Second, headline writers know that we all know Bex, a topic we all share, all have an opinion on, all can rubbish, even if we know bugger all about football. Bex's toe might have been bad news in one sense, but it's linked up with a feel-good event, one that makes us cheerful and happy. Until, that is, it happens.
Afterwards, 31 out of the 32 nations will be decidedly unhappy. We need Bex, not just for his footballing skills, for his contributions to our knowledge of anatomy, but for his haircuts. I bet he's got one up his sleeve, or wherever he keeps it, ready to surprise and amuse us all. There is no one in the England squad so concerned about his appearance, which is fortunate for us. When things get boring, as they will in that first game against Sweden, with nothing much happening, we can enjoy close-ups and speculate about his eyebrows, the colour of his roots, the patterns on his bonce, the amount of gunge on his hair.

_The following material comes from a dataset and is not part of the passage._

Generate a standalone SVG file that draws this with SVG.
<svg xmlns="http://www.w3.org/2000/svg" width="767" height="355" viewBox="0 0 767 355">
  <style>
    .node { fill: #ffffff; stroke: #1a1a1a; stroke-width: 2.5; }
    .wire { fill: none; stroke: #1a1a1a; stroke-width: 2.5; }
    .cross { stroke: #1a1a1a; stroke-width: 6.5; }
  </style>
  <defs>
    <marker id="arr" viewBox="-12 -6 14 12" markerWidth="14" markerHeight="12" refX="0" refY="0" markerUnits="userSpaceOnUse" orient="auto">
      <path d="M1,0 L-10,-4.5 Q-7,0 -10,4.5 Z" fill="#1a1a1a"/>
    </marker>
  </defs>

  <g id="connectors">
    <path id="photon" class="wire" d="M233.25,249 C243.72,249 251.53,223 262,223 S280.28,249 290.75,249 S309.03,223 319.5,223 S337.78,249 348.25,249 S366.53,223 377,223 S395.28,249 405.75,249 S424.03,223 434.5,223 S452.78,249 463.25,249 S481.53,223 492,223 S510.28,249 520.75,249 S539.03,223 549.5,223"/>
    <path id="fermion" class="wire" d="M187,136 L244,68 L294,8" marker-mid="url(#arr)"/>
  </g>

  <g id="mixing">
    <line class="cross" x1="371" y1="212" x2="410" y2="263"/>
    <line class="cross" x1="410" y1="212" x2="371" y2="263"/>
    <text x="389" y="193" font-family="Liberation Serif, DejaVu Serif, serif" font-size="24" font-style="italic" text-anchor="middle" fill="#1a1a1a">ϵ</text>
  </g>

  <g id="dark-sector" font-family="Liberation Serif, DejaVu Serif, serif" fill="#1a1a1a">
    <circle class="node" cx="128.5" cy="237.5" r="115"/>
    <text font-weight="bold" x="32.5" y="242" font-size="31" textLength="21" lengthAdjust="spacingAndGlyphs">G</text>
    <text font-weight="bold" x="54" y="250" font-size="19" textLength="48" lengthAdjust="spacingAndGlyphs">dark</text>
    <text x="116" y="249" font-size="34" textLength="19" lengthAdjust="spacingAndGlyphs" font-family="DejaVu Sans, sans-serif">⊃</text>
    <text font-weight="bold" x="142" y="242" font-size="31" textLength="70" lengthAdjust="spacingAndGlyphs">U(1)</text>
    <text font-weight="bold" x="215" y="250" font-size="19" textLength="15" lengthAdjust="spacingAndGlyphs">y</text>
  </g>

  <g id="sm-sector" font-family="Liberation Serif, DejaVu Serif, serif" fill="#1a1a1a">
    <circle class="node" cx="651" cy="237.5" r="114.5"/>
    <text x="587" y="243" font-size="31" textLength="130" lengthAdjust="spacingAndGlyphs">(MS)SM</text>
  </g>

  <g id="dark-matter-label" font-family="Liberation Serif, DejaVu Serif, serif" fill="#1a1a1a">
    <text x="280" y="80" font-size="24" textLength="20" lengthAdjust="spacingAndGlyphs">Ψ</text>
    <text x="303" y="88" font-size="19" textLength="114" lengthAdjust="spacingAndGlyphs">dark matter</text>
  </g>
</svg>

Or his legs. I've always been fascinated by them. At first glance, when you observe him walking, you think he's bandy-legged, bowed like a jockey. Study them closely next time you have a chance, which, dear God, we all pray is soon. He is bandy-legged - but only from the knees down. This is most unusual. Bandy-calfed, so they call it in medical circles. Above the knee, his legs and thighs go straight up and are what we call normal. But below the knees, each leg is curved inwards like a boomerang. Very weird. This abnormality explains how he can bend the ball when taking corners and free kicks.
I do fear for him in the years to come, as he's bound to get appalling arthritis, but for now, at his age, it's not a disability but a gift, sent from heaven. Naturally, David has had to work at it, as we all have, with whatever modest gifts God has given us, and all of us, friends, have been given gifts that we have to work on. How many words did you say for Thought for the Day? What? Forget it. I'm not doing one. Back to Rupert.
It's turned out to be good news. He went private, not being prepared to wait 15 months, and paid to go to the King Edward VII Hospital for Sick Officers. He had a biopsy, and there is no sign of skin cancer. "I've been told I've got a hearty dick," so he told me when he and Sal came for lunch last week.
Not such good news for Sal. "I've been told I've got a dicky heart."
Please note, all medical references are true. Bex is a real person. So are my friends. I have made up nothing. Not even the quotes.